If your school is anything like mine, you’re about to enter Testing Season. We come back from Spring Break, get reorganized and start gearing up for the SBAs. We review important material and have our students take practice tests on their computers. We teach test-taking strategies and emphasize the importance of sleep, diet and attendance.
Then it’s on to May, when the actual testing takes place. We rearrange the schedules, organize the technology and the tech support team and review proctoring guidelines. And we generally freak out as if our reputation is on the line. Because it sort of is.
When June arrives we relax. Maybe too much. The kids get the sense that the main event is over and they act like it. The teachers loosen up a little and roll out the “Fun Projects.” Or they start teaching stuff like science, social studies and art. I’ve actually seen School Improvement Plans that specify holding off on the science units until after the tests. Seriously.
But what if we didn’t have to go through all this? What if we could teach all the way through June and not have to go through all this nonsense?
Here’s what we do: We test in the fall. Early; like the second week of school.
First of all, we could actually use the data throughout the year.
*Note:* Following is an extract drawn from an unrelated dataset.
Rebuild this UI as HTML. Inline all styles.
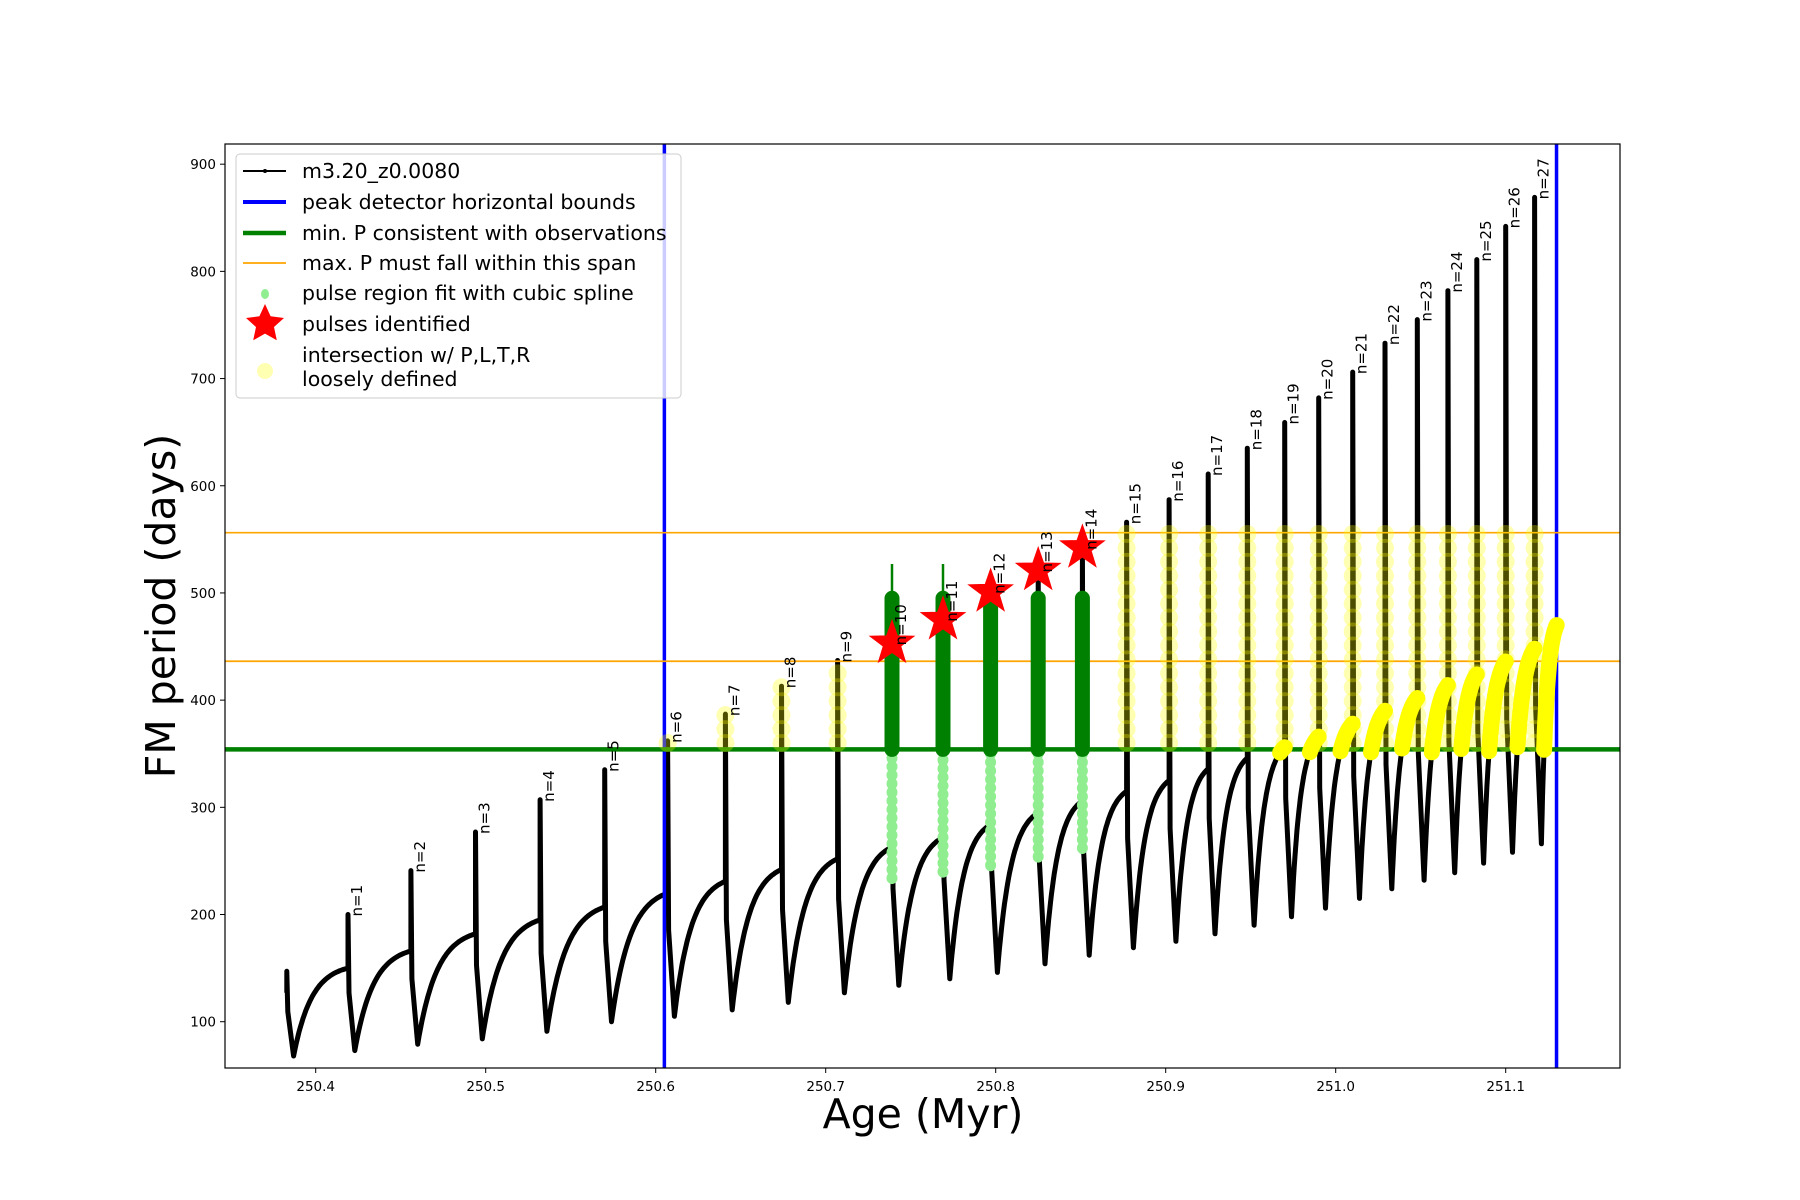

As it is now, we give our students a bunch of pretests in the fall so we know who we’re dealing with. Why not use the SBA instead? After all, with the CCSS, our assessments and curriculum are aligned (or should be) and the results come quickly enough that we could access the most useful data possible at the time when it’s most useful.
Furthermore, the testing would be more accurate. Teachers are human. We want our kids to do well, for their sake as well as ours, and sometimes we help more than we should. Or we prepare them for what we think they’re going to need right when they need it, without a thought for the long-term. But with fall testing, we’re testing only the students, not ourselves. Plus, it comes at a time when we haven’t bonded with our students, which would make it easier for us to be more objective, and ultimately, more fair.
And finally, our school year would be effectively longer. We would teach the standards all the way through the last day. There would be no “Garbage Time.” Not only that, we would focus on long-term retention; teaching our students as if we wanted them to remember it forever. Which is actually what we do want.
So yeah; I think we’re doing testing wrong. We should be doing it in the fall when we could use the data, produce more accurate data, and use the rest of the year – all of it – to focus on deep learning.